:: WHAT THE TASK REQUIRES ::
Print only the lines from the top of the data through the line with "const ry = 7;", both included, skipping every picture.
** BEGIN INFORMATION SHOWN **
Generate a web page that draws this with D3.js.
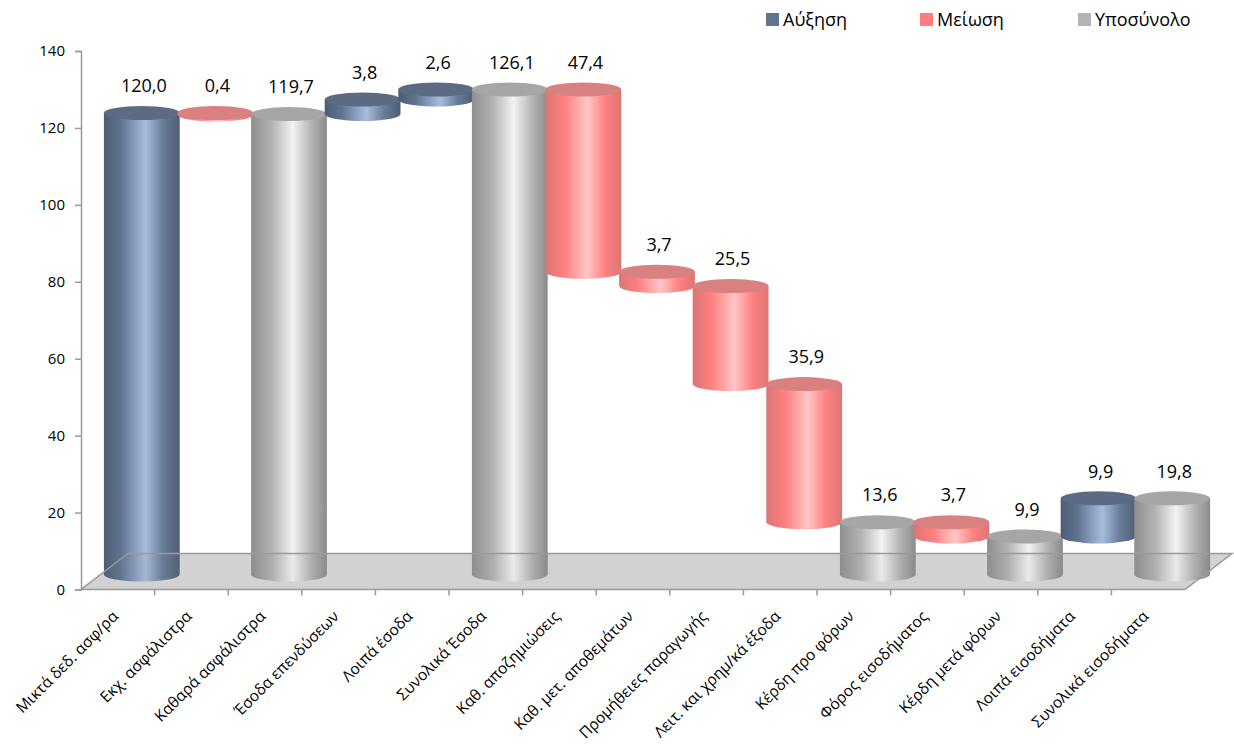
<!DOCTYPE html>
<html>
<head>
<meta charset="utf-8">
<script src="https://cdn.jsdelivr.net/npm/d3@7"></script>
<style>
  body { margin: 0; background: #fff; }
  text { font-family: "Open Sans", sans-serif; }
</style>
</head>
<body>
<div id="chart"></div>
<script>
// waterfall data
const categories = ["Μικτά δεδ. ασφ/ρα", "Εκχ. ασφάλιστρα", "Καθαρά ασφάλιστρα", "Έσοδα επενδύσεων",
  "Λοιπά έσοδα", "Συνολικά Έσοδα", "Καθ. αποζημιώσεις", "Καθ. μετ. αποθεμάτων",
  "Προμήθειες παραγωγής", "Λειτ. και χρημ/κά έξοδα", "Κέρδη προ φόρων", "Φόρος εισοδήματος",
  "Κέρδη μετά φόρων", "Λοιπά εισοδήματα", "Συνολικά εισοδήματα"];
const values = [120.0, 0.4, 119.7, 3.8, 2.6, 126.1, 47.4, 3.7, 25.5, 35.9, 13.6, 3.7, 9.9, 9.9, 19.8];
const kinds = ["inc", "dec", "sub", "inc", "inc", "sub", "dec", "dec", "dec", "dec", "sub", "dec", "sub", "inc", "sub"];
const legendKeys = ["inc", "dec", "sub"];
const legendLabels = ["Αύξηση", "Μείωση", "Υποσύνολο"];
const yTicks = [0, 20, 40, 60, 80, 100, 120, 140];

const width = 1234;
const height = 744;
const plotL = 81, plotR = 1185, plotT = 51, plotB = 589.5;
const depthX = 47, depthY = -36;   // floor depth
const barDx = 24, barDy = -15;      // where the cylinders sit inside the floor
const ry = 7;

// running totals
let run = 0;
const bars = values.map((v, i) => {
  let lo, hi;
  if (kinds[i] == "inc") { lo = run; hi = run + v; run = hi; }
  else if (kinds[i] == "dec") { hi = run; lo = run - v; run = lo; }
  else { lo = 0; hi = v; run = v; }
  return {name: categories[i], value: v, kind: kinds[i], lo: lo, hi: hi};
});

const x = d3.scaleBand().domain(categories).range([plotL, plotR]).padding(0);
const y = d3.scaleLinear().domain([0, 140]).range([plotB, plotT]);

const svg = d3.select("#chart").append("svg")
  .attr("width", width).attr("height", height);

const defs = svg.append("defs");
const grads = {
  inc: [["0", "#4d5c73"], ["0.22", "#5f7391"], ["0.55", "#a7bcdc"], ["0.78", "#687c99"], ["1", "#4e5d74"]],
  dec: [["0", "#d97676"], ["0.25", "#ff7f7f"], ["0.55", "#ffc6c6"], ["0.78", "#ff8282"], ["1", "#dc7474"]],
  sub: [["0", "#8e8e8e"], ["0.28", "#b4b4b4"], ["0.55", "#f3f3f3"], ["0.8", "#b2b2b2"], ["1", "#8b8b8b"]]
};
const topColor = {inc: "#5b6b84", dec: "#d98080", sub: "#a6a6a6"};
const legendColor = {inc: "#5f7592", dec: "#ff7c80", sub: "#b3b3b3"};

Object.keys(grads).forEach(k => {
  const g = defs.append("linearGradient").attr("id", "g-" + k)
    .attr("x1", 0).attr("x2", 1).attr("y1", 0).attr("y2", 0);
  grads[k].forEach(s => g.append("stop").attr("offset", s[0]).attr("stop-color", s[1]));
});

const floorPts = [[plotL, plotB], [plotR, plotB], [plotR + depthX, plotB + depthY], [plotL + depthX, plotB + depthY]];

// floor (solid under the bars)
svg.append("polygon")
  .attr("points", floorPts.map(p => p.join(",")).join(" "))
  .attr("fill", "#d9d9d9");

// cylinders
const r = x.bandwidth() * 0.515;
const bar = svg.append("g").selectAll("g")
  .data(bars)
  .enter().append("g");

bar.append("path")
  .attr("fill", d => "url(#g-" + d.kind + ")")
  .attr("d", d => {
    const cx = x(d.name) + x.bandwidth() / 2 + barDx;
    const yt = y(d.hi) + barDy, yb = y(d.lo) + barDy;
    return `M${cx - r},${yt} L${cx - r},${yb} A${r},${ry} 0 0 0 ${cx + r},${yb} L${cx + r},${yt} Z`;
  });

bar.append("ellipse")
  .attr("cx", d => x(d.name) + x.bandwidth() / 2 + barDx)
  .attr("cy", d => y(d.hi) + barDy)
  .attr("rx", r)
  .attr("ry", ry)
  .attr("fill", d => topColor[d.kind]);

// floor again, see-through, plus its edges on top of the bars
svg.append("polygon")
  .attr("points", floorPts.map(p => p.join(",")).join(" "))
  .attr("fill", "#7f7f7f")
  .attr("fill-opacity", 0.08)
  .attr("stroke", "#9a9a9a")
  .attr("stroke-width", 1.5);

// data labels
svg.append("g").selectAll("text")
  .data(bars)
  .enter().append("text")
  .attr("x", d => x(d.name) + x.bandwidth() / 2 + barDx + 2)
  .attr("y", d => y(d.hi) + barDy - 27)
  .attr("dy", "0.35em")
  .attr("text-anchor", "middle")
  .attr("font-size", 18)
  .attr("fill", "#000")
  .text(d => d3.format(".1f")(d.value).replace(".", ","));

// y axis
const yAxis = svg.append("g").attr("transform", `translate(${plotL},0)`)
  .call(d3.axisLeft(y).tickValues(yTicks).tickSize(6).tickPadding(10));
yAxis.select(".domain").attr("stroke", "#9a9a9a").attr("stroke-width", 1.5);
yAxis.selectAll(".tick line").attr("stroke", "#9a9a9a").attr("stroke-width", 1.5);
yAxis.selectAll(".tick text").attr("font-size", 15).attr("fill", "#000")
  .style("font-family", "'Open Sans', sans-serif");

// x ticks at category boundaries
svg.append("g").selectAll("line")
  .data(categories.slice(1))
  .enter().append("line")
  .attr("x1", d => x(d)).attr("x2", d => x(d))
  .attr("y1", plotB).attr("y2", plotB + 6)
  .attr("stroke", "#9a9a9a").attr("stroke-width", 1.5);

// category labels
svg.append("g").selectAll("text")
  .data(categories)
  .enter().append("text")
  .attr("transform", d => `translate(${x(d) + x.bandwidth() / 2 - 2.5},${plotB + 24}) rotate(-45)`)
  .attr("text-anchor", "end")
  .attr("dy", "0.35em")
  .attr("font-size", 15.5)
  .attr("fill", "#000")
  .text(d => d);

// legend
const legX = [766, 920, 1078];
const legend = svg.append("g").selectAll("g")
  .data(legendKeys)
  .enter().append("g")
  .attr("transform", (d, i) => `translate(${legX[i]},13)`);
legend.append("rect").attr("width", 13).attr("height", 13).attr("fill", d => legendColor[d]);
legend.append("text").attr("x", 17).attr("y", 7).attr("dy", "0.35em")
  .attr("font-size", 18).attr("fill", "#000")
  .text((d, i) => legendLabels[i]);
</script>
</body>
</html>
** END INFORMATION SHOWN **
:: FULL SOLUTION ::
Generate a web page that draws this with D3.js.
<!DOCTYPE html>
<html>
<head>
<meta charset="utf-8">
<script src="https://cdn.jsdelivr.net/npm/d3@7"></script>
<style>
  body { margin: 0; background: #fff; }
  text { font-family: "Open Sans", sans-serif; }
</style>
</head>
<body>
<div id="chart"></div>
<script>
// waterfall data
const categories = ["Μικτά δεδ. ασφ/ρα", "Εκχ. ασφάλιστρα", "Καθαρά ασφάλιστρα", "Έσοδα επενδύσεων",
  "Λοιπά έσοδα", "Συνολικά Έσοδα", "Καθ. αποζημιώσεις", "Καθ. μετ. αποθεμάτων",
  "Προμήθειες παραγωγής", "Λειτ. και χρημ/κά έξοδα", "Κέρδη προ φόρων", "Φόρος εισοδήματος",
  "Κέρδη μετά φόρων", "Λοιπά εισοδήματα", "Συνολικά εισοδήματα"];
const values = [120.0, 0.4, 119.7, 3.8, 2.6, 126.1, 47.4, 3.7, 25.5, 35.9, 13.6, 3.7, 9.9, 9.9, 19.8];
const kinds = ["inc", "dec", "sub", "inc", "inc", "sub", "dec", "dec", "dec", "dec", "sub", "dec", "sub", "inc", "sub"];
const legendKeys = ["inc", "dec", "sub"];
const legendLabels = ["Αύξηση", "Μείωση", "Υποσύνολο"];
const yTicks = [0, 20, 40, 60, 80, 100, 120, 140];

const width = 1234;
const height = 744;
const plotL = 81, plotR = 1185, plotT = 51, plotB = 589.5;
const depthX = 47, depthY = -36;   // floor depth
const barDx = 24, barDy = -15;      // where the cylinders sit inside the floor
const ry = 7;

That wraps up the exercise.